Published on: October 22, 2012
by Kevin CoupeThe growth of the medical marijuana industry has been enormous over the past few years and it is fascinating, when one is in the place where it is legal, to see how dispensaries are popping up on various corners.
I went into my first medical marijuana shop a few weeks ago when I was in Boulder, Colorado; I was feeling fine and didn't have a prescription, but I'd never been in one and I was curious. What was most interesting to me was the fact that this dispensary seemed more like a private bank or a really exclusive doctor's office than I expected.
But I never really thought about where the marijuana was coming from.
Which made the piece this weekend in the Sacramento Bee particularly Eye-Opening...because it detailed how "a rush to profit from patient demand for pot has resulted in irresponsible forest clearing, illegal stream diversions, and careless pesticide and fertilizer use that has polluted waterways and killed wildlife."

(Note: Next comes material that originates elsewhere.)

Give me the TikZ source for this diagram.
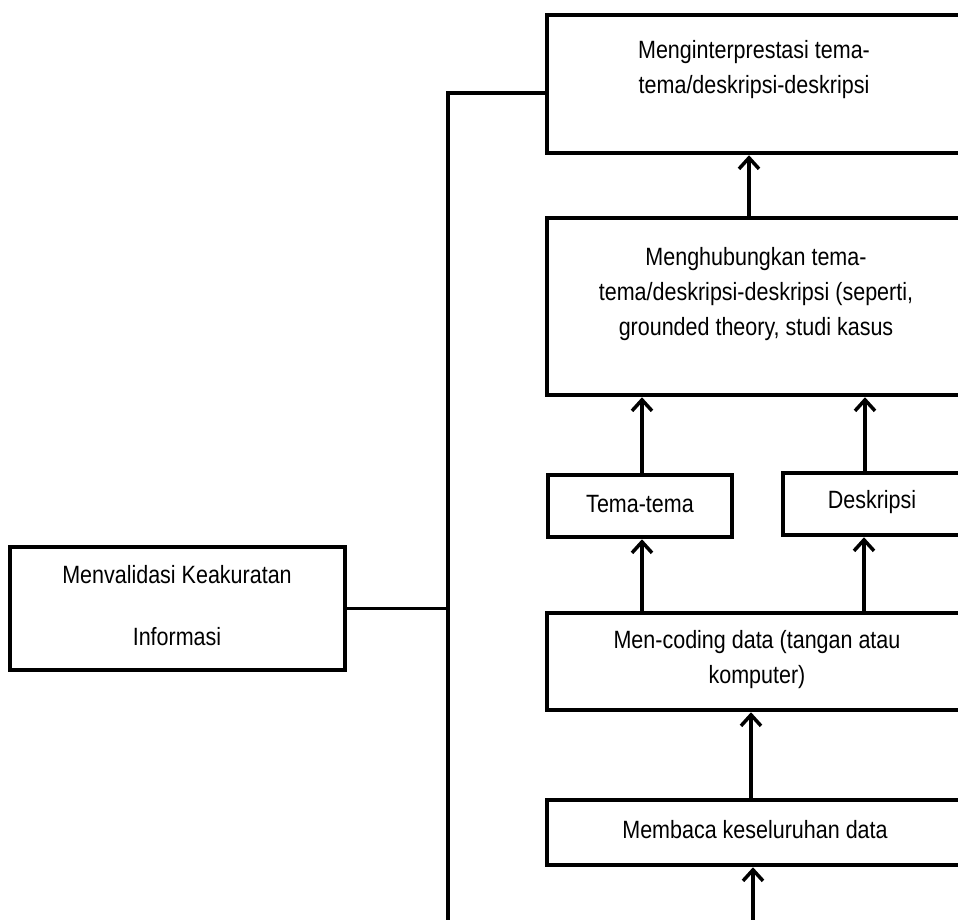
\documentclass[tikz,border=0pt]{standalone}
\usepackage{fontspec}
\setmainfont{Liberation Sans}[FakeStretch=0.86]
\usetikzlibrary{arrows.meta}
\begin{document}
\begin{tikzpicture}[x=1pt,y=-1pt,
  box/.style={draw=black,line width=4.5pt,fill=white,inner sep=0pt},
  txt/.style={align=center,inner sep=0pt,font=\fontsize{25}{35}\selectfont},
  conn/.style={line width=3.5pt},
  arr/.style={line width=3.5pt,-{Straight Barb[length=11pt,width=20pt,line width=3.5pt]}}]
\useasboundingbox (0,0) rectangle (958,920);
\clip (0,0) rectangle (958,920);
% boxes
\node[box,minimum width=420pt,minimum height=138pt] (interp) at (757,84) {};
\node[box,minimum width=420pt,minimum height=177pt] (hub) at (757,306.5) {};
\node[box,minimum width=184pt,minimum height=62pt] (tema) at (640,506) {};
\node[box,minimum width=182pt,minimum height=62pt] (desk) at (874,504) {};
\node[box,minimum width=420pt,minimum height=97pt] (coding) at (757,661.5) {};
\node[box,minimum width=420pt,minimum height=65pt] (baca) at (757,832.5) {};
\node[box,minimum width=335pt,minimum height=123pt] (valid) at (177.5,608.5) {};
% texts
\node[txt] (tinterp) at (754,70) {Menginterprestasi tema-\\tema/deskripsi-deskripsi};
\node[txt] (thub) at (756,294) {Menghubungkan tema-\\tema/deskripsi-deskripsi (seperti,\\grounded theory, studi kasus};
\node[txt] (ttema) at (640,504) {Tema-tema};
\node[txt] (tdesk) at (872,502) {Deskripsi};
\node[txt] (tcoding) at (757,660) {Men-coding data (tangan atau\\komputer)};
\node[txt] (tbaca) at (755,830) {Membaca keseluruhan data};
\node[txt,font=\fontsize{25}{62}\selectfont] (tvalid) at (177,606) {Menvalidasi Keakuratan\\Informasi};
% connectors
\coordinate (vt) at (448,93);
\coordinate (vb) at (448,925);
\coordinate (bin) at (753,925);
\draw[conn] (vb) -- (vt) -- (interp.west |- vt);
\draw[conn] (valid.east) -- (valid.east -| vt);
\draw[arr] (bin) -- (bin |- baca.south);
\draw[arr] (baca.north -| 751,0) -- (coding.south -| 751,0);
\draw[arr] (coding.north -| 642,0) -- (tema.south -| 642,0);
\draw[arr] (coding.north -| 864,0) -- (desk.south -| 864,0);
\draw[arr] (tema.north -| 642,0) -- (hub.south -| 642,0);
\draw[arr] (desk.north -| 865,0) -- (hub.south -| 865,0);
\draw[arr] (hub.north -| 749,0) -- (interp.south -| 749,0);
\end{tikzpicture}
\end{document}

The story goes on to note that "the problem has become so big and so unregulated that the California Department of Fish and Game has resorted to aerial surveys to assess its scale. It has a new high-resolution, computer-controlled camera mounted in the belly of an aircraft to help pinpoint problem marijuana areas," and points out that the emergence of marijuana farms has been, in some areas, astounding.
To be clear, this is not always the case. Some growers are religious about being environmentally responsible. But there are both legal and illegal growers who are less so, and who, in their approach to the land, are careless and irresponsible, creating problems both current and potential: "The environmental problems they create are similar, in large part because the state's ability to regulate marijuana cultivation remains hazy. Though state law makes it legal to grow and use medical marijuana, it provides little guidance on how to regulate it.

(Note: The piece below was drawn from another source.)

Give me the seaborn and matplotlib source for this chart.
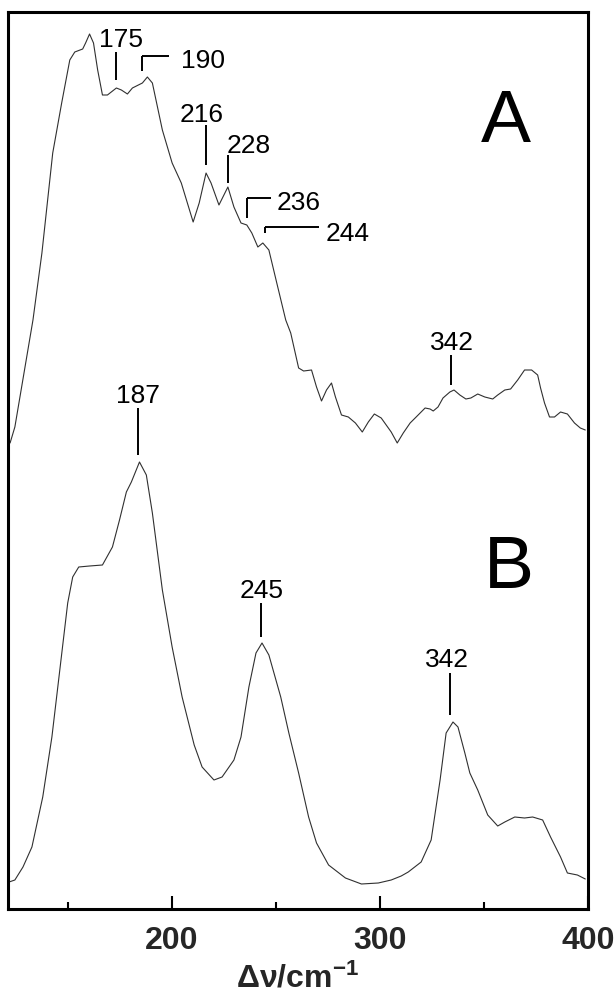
import matplotlib
matplotlib.use("Agg")
import matplotlib.pyplot as plt
import numpy as np
import pandas as pd
import seaborn as sns

# ---------------- data ----------------
# Spectrum A : Raman shift (cm-1) and intensity (arbitrary units, common scale)
wn_a = [122.2, 124.5, 133.2, 137.5, 142.7, 147.0, 150.9, 153.3, 157.1, 158.5,
        160.4, 162.3, 164.3, 166.6, 169.0, 173.3, 175.7, 178.6, 181.0, 185.8,
        188.2, 190.6, 195.4, 200.1, 204.5, 210.2, 213.1, 216.4, 218.8, 222.6,
        226.9, 229.8, 233.2, 236.0, 238.4, 241.3, 243.7, 246.6, 250.4, 254.7,
        257.1, 260.9, 263.3, 267.1, 269.5, 271.9, 274.3, 276.7, 278.6, 281.5,
        284.8, 288.2, 291.5, 294.4, 297.3, 300.6, 305.4, 308.3, 311.2, 314.5,
        317.4, 321.7, 324.1, 325.6, 327.9, 330.3, 333.6, 335.6, 338.4, 341.3,
        343.7, 347.0, 350.4, 354.2, 356.6, 360.0, 362.8, 366.2, 369.5, 372.9,
        375.8, 377.2, 379.1, 381.5, 383.9, 386.8, 390.1, 393.5, 396.3, 398.7]
int_a = [466, 482, 589, 656, 756, 806, 849, 857, 860, 866,
         875, 866, 839, 814, 814, 821, 819, 815, 821, 826,
         832, 826, 779, 746, 726, 687, 706, 736, 726, 704,
         722, 702, 686, 684, 676, 662, 666, 659, 626, 589,
         576, 541, 538, 539, 522, 508, 519, 526, 512, 494,
         492, 486, 477, 487, 495, 491, 477, 466, 476, 486,
         492, 501, 500, 498, 502, 511, 517, 519, 514, 510,
         511, 515, 512, 510, 514, 519, 520, 529, 539, 539,
         534, 521, 506, 492, 492, 497, 495, 486, 481, 479]

# Spectrum B
wn_b = [121.7, 124.5, 128.4, 132.7, 137.9, 142.3, 146.1, 149.9, 152.3, 155.2,
        160.4, 166.6, 171.4, 174.8, 178.1, 180.5, 184.4, 187.7, 190.6, 195.4,
        200.1, 204.9, 210.7, 214.5, 220.2, 224.1, 229.8, 233.2, 237.0, 240.4,
        243.3, 246.6, 252.3, 256.2, 260.9, 265.7, 269.5, 275.3, 283.4, 291.1,
        299.2, 305.4, 310.2, 313.6, 319.8, 324.6, 328.9, 331.8, 335.1, 337.5,
        340.8, 343.2, 347.0, 351.8, 356.6, 360.0, 364.8, 369.5, 373.4, 378.2,
        382.0, 386.8, 390.1, 394.9, 398.7]
int_b = [27, 29, 42, 62, 112, 172, 239, 306, 332, 342,
         343, 344, 362, 389, 417, 427, 447, 434, 396, 319,
         262, 212, 164, 142, 129, 132, 149, 172, 222, 256,
         266, 254, 212, 176, 136, 92, 66, 44, 31, 25,
         26, 29, 33, 37, 47, 69, 129, 176, 187, 182,
         156, 136, 119, 94, 83, 87, 92, 91, 92, 89,
         72, 52, 36, 34, 30]

# Peak annotations (label text and marked position in cm-1)
peak_text = ["175", "190", "216", "228", "236", "244", "342", "187", "245", "342"]
peak_pos = [173.3, 185.8, 216.4, 226.9, 236.0, 244.6, 334.2, 183.9, 242.7, 333.7]

major_ticks = [200, 300, 400]
minor_ticks = [150, 250, 350]
panel_labels = ["A", "B"]

# ---------------- layout of annotations ----------------
# (line bottom, line top, bracket end x or None, text x, text baseline y, ha)
ann_layout = [
    (829, 857, None, 175.7, 862, "center"),
    (838, 853, 198.7, 204.4, 841, "left"),
    (744, 784, None, 214.5, 787, "center"),
    (726, 754, None, 226.5, 756, "left"),
    (691, 711, 247.5, 250.4, 699, "left"),
    (676, 682, 270.5, 273.9, 668, "left"),
    (524, 554, None, 334.4, 559, "center"),
    (454, 501, None, 183.9, 506, "center"),
    (272, 306, None, 243.2, 311, "center"),
    (194, 236, None, 332.3, 242, "center"),
]

sns.set_theme(style="white")
plt.rcParams["font.family"] = ["Liberation Sans", "DejaVu Sans"]
plt.rcParams["mathtext.fontset"] = "custom"
plt.rcParams["mathtext.rm"] = "Liberation Sans"
plt.rcParams["mathtext.bf"] = "Liberation Sans:bold"
plt.rcParams["mathtext.default"] = "bf"

fig = plt.figure(figsize=(6.16, 9.98), dpi=100)
ax = fig.add_axes([8 / 616, 89 / 998, 580 / 616, 897 / 998])

df_a = pd.DataFrame({"wn": wn_a, "I": int_a})
df_b = pd.DataFrame({"wn": wn_b, "I": int_b})
line_kw = dict(color="#303030", linewidth=0.8, estimator=None, sort=False, ax=ax)
sns.lineplot(data=df_a, x="wn", y="I", **line_kw)
sns.lineplot(data=df_b, x="wn", y="I", **line_kw)

for txt, pos, (y0, y1, bx, tx, ty, ha) in zip(peak_text, peak_pos, ann_layout):
    ax.plot([pos, pos], [y0, y1], color="black", linewidth=1.4, solid_capstyle="butt")
    if bx is not None:
        ax.plot([pos, bx], [y1, y1], color="black", linewidth=1.4, solid_capstyle="butt")
    ax.text(tx, ty, txt, ha=ha, va="baseline", fontsize=19, color="black")

ax.text(360.7, 767, panel_labels[0], ha="center", va="baseline", fontsize=54, color="black")
ax.text(362.0, 321, panel_labels[1], ha="center", va="baseline", fontsize=54, color="black")

ax.set_xlim(121.2, 398.7)
ax.set_ylim(0, 897)
ax.set_xticks(major_ticks)
ax.set_xticks(minor_ticks, minor=True)
ax.set_yticks([])
ax.tick_params(axis="x", which="major", direction="in", length=9.5, width=1.5,
               labelsize=23, pad=12, bottom=True, top=False, color="black")
ax.tick_params(axis="x", which="minor", direction="in", length=5, width=1.5,
               bottom=True, top=False, color="black")
for lab in ax.get_xticklabels():
    lab.set_fontweight("bold")
ax.set_xlabel("Δν/cm$^{-1}$", fontsize=23, fontweight="bold")
ax.xaxis.set_label_coords(0.5, -0.0602)
ax.set_ylabel("")
for sp in ax.spines.values():
    sp.set_visible(True)
    sp.set_linewidth(2.2)
    sp.set_color("black")

fig.savefig("out.png", dpi=100)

"In addition, medicinal grows remain illegal under federal law, putting state and local agencies on uncertain ground when they attempt to set limits."
I was surprised by all this. Not sure why, but I was sort of working under the premise that legal growers of marijuana were behaving within a legal and organic framework. But the reality is, not so much.
It is a great business lesson in the importance of context - of understanding that sometimes how a product is created can be important as what it does, and understanding that if you cut corners on how you produce a product, it can become a headline in a newspaper and a topic for social media.
Context matters. Always. It's an Eye-Opener.